___ GIVEN RECORDS ___

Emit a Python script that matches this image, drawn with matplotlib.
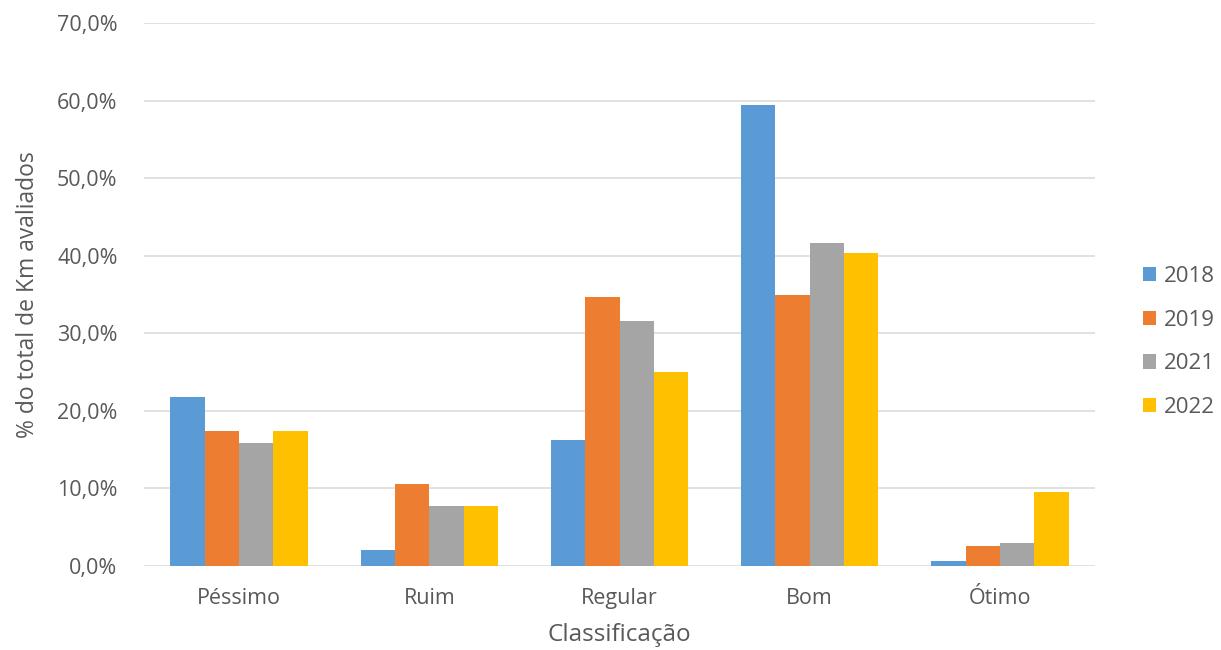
import matplotlib
matplotlib.use("Agg")
import matplotlib.pyplot as plt
import numpy as np
from matplotlib.patches import Patch
from matplotlib.ticker import FuncFormatter, MultipleLocator

plt.rcParams['font.family'] = ['Open Sans', 'DejaVu Sans']

categories = ["Péssimo", "Ruim", "Regular", "Bom", "Ótimo"]
years = ["2018", "2019", "2021", "2022"]
v2018 = [21.8, 2.0, 16.3, 59.4, 0.7]
v2019 = [17.4, 10.6, 34.7, 34.9, 2.6]
v2021 = [15.9, 7.8, 31.6, 41.7, 3.0]
v2022 = [17.4, 7.8, 25.0, 40.4, 9.5]
series = [v2018, v2019, v2021, v2022]
colors = ["#5B9BD5", "#ED7D31", "#A5A5A5", "#FFC000"]

text_color = "#595959"
fig = plt.figure(figsize=(12.21, 6.5), dpi=100)
ax = fig.add_axes([144/1221, (650-566)/650, (1095-144)/1221, (566-23.3)/650])

x = np.arange(len(categories))
bw = 0.1806
for i, (vals, c) in enumerate(zip(series, colors)):
    ax.bar(x + (i - 1.5) * bw, vals, width=bw, color=c, label=years[i], zorder=3)

ax.set_xlim(-0.5, len(categories) - 0.5)
ax.set_ylim(0, 70)
ax.yaxis.set_major_locator(MultipleLocator(10))
ax.yaxis.set_major_formatter(FuncFormatter(lambda v, p: f"{v:.1f}%".replace('.', ',')))
ax.grid(axis='y', color="#D9D9D9", linewidth=1.1, zorder=0)
ax.set_axisbelow(True)
for s in ax.spines.values():
    s.set_visible(False)
ax.set_xticks(x)
ax.set_xticklabels(categories)
ax.tick_params(axis='both', length=0, labelsize=15.5, labelcolor=text_color)
ax.tick_params(axis='y', pad=19)
ax.tick_params(axis='x', pad=16)
ax.set_xlabel("Classificação", fontsize=17.5, color=text_color, labelpad=10)
ax.set_ylabel("% do total de Km avaliados", fontsize=16.5, color=text_color, labelpad=12)

handles = [Patch(facecolor=c, edgecolor='none') for c in colors]
fig.legend(handles, years, loc='center left', bbox_to_anchor=(1123/1221, 1 - 342/650),
           frameon=False, fontsize=16, labelcolor=text_color,
           handlelength=0.6, handleheight=0.6, handletextpad=0.32, labelspacing=1.02)

fig.savefig("out.png", dpi=100)
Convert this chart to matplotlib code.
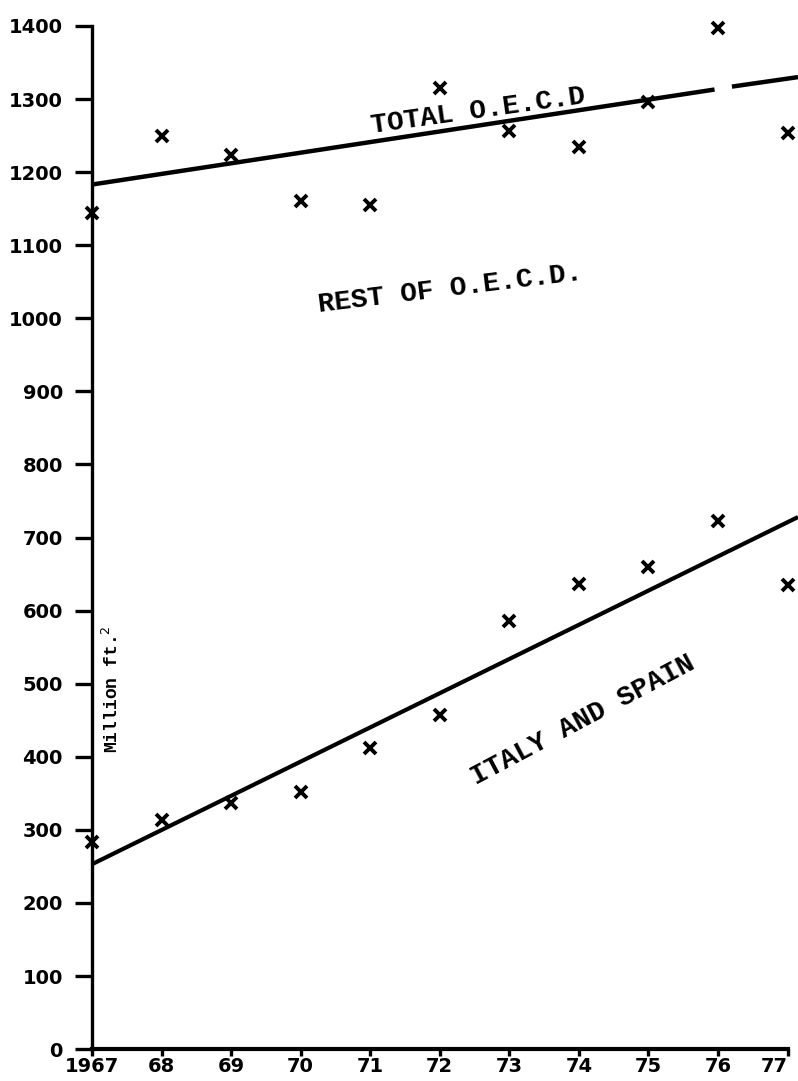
import matplotlib.pyplot as plt
import numpy as np

years = [1967, 1968, 1969, 1970, 1971, 1972, 1973, 1974, 1975, 1976, 1977]
total_oecd = [1144, 1249, 1223, 1160, 1155, 1315, 1256, 1235, 1296, 1397, 1254]
italy_spain = [284, 314, 337, 352, 412, 457, 586, 637, 660, 723, 635]

# fitted trend lines as drawn (total line has a small break near 1976)
total_trend_x = [1967, 1975.95, np.nan, 1976.2, 1977.15]
total_trend_y = [1183, 1313, np.nan, 1317, 1330]
italy_trend_x = [1967, 1977.15]
italy_trend_y = [253, 728]

x_labels = ["1967", "68", "69", "70", "71", "72", "73", "74", "75", "76", "77"]
y_ticks = list(range(0, 1401, 100))

fig = plt.figure(figsize=(7.98, 10.81), dpi=100)
ax = fig.add_axes([0.1153, 0.0295, 0.8847, 0.9465])

ax.plot(total_trend_x, total_trend_y, color="black", lw=3.2, solid_capstyle="butt")
ax.plot(italy_trend_x, italy_trend_y, color="black", lw=3.0, solid_capstyle="butt")
ax.plot(years, total_oecd, ls="none", marker="x", ms=9, mew=2.8, color="black", clip_on=False)
ax.plot(years, italy_spain, ls="none", marker="x", ms=9, mew=2.8, color="black", clip_on=False)

ax.set_xlim(1967, 1977.15)
ax.set_ylim(0, 1400)

for s in ["top", "right"]:
    ax.spines[s].set_visible(False)
ax.spines["left"].set_linewidth(2.4)
ax.spines["bottom"].set_linewidth(3.0)
ax.spines["bottom"].set_bounds(1967, 1977)

ax.set_xticks(years)
ax.set_xticklabels(x_labels)
ax.set_yticks(y_ticks)
ax.tick_params(axis="y", length=12, width=2.4, pad=9, direction="out")
ax.tick_params(axis="x", length=5, width=2.4, pad=1, direction="out")
for lab in ax.get_xticklabels() + ax.get_yticklabels():
    lab.set_fontsize(14)
    lab.set_fontweight("bold")
    lab.set_family("DejaVu Sans")
# last year label sits at the right edge, keep it inside the figure
ax.get_xticklabels()[-1].set_horizontalalignment("right")

mono = dict(family="Liberation Mono", fontweight="bold", color="black")
ax.text(1972.55, 1283, "TOTAL O.E.C.D", rotation=8, ha="center", va="center", fontsize=20, **mono)
ax.text(1972.15, 1040, "REST OF O.E.C.D.", rotation=7, ha="center", va="center", fontsize=20, **mono)
ax.text(1974.05, 450, "ITALY AND SPAIN", rotation=28, ha="center", va="center", fontsize=20, **mono)
ax.text(1967.29, 493, "Million ft.$^2$", rotation=90, ha="center", va="center", fontsize=13, **mono)

fig.savefig("out.png", dpi=100)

___

WHAT THIS TASK INVOLVES | Exclude the images, then output the data above word for word.

SOLUTION FOR THIS TASK |
Emit a Python script that matches this image, drawn with matplotlib.
import matplotlib
matplotlib.use("Agg")
import matplotlib.pyplot as plt
import numpy as np
from matplotlib.patches import Patch
from matplotlib.ticker import FuncFormatter, MultipleLocator

plt.rcParams['font.family'] = ['Open Sans', 'DejaVu Sans']

categories = ["Péssimo", "Ruim", "Regular", "Bom", "Ótimo"]
years = ["2018", "2019", "2021", "2022"]
v2018 = [21.8, 2.0, 16.3, 59.4, 0.7]
v2019 = [17.4, 10.6, 34.7, 34.9, 2.6]
v2021 = [15.9, 7.8, 31.6, 41.7, 3.0]
v2022 = [17.4, 7.8, 25.0, 40.4, 9.5]
series = [v2018, v2019, v2021, v2022]
colors = ["#5B9BD5", "#ED7D31", "#A5A5A5", "#FFC000"]

text_color = "#595959"
fig = plt.figure(figsize=(12.21, 6.5), dpi=100)
ax = fig.add_axes([144/1221, (650-566)/650, (1095-144)/1221, (566-23.3)/650])

x = np.arange(len(categories))
bw = 0.1806
for i, (vals, c) in enumerate(zip(series, colors)):
    ax.bar(x + (i - 1.5) * bw, vals, width=bw, color=c, label=years[i], zorder=3)

ax.set_xlim(-0.5, len(categories) - 0.5)
ax.set_ylim(0, 70)
ax.yaxis.set_major_locator(MultipleLocator(10))
ax.yaxis.set_major_formatter(FuncFormatter(lambda v, p: f"{v:.1f}%".replace('.', ',')))
ax.grid(axis='y', color="#D9D9D9", linewidth=1.1, zorder=0)
ax.set_axisbelow(True)
for s in ax.spines.values():
    s.set_visible(False)
ax.set_xticks(x)
ax.set_xticklabels(categories)
ax.tick_params(axis='both', length=0, labelsize=15.5, labelcolor=text_color)
ax.tick_params(axis='y', pad=19)
ax.tick_params(axis='x', pad=16)
ax.set_xlabel("Classificação", fontsize=17.5, color=text_color, labelpad=10)
ax.set_ylabel("% do total de Km avaliados", fontsize=16.5, color=text_color, labelpad=12)

handles = [Patch(facecolor=c, edgecolor='none') for c in colors]
fig.legend(handles, years, loc='center left', bbox_to_anchor=(1123/1221, 1 - 342/650),
           frameon=False, fontsize=16, labelcolor=text_color,
           handlelength=0.6, handleheight=0.6, handletextpad=0.32, labelspacing=1.02)

fig.savefig("out.png", dpi=100)
Convert this chart to matplotlib code.
import matplotlib.pyplot as plt
import numpy as np

years = [1967, 1968, 1969, 1970, 1971, 1972, 1973, 1974, 1975, 1976, 1977]
total_oecd = [1144, 1249, 1223, 1160, 1155, 1315, 1256, 1235, 1296, 1397, 1254]
italy_spain = [284, 314, 337, 352, 412, 457, 586, 637, 660, 723, 635]

# fitted trend lines as drawn (total line has a small break near 1976)
total_trend_x = [1967, 1975.95, np.nan, 1976.2, 1977.15]
total_trend_y = [1183, 1313, np.nan, 1317, 1330]
italy_trend_x = [1967, 1977.15]
italy_trend_y = [253, 728]

x_labels = ["1967", "68", "69", "70", "71", "72", "73", "74", "75", "76", "77"]
y_ticks = list(range(0, 1401, 100))

fig = plt.figure(figsize=(7.98, 10.81), dpi=100)
ax = fig.add_axes([0.1153, 0.0295, 0.8847, 0.9465])

ax.plot(total_trend_x, total_trend_y, color="black", lw=3.2, solid_capstyle="butt")
ax.plot(italy_trend_x, italy_trend_y, color="black", lw=3.0, solid_capstyle="butt")
ax.plot(years, total_oecd, ls="none", marker="x", ms=9, mew=2.8, color="black", clip_on=False)
ax.plot(years, italy_spain, ls="none", marker="x", ms=9, mew=2.8, color="black", clip_on=False)

ax.set_xlim(1967, 1977.15)
ax.set_ylim(0, 1400)

for s in ["top", "right"]:
    ax.spines[s].set_visible(False)
ax.spines["left"].set_linewidth(2.4)
ax.spines["bottom"].set_linewidth(3.0)
ax.spines["bottom"].set_bounds(1967, 1977)

ax.set_xticks(years)
ax.set_xticklabels(x_labels)
ax.set_yticks(y_ticks)
ax.tick_params(axis="y", length=12, width=2.4, pad=9, direction="out")
ax.tick_params(axis="x", length=5, width=2.4, pad=1, direction="out")
for lab in ax.get_xticklabels() + ax.get_yticklabels():
    lab.set_fontsize(14)
    lab.set_fontweight("bold")
    lab.set_family("DejaVu Sans")
# last year label sits at the right edge, keep it inside the figure
ax.get_xticklabels()[-1].set_horizontalalignment("right")

mono = dict(family="Liberation Mono", fontweight="bold", color="black")
ax.text(1972.55, 1283, "TOTAL O.E.C.D", rotation=8, ha="center", va="center", fontsize=20, **mono)
ax.text(1972.15, 1040, "REST OF O.E.C.D.", rotation=7, ha="center", va="center", fontsize=20, **mono)
ax.text(1974.05, 450, "ITALY AND SPAIN", rotation=28, ha="center", va="center", fontsize=20, **mono)
ax.text(1967.29, 493, "Million ft.$^2$", rotation=90, ha="center", va="center", fontsize=13, **mono)

fig.savefig("out.png", dpi=100)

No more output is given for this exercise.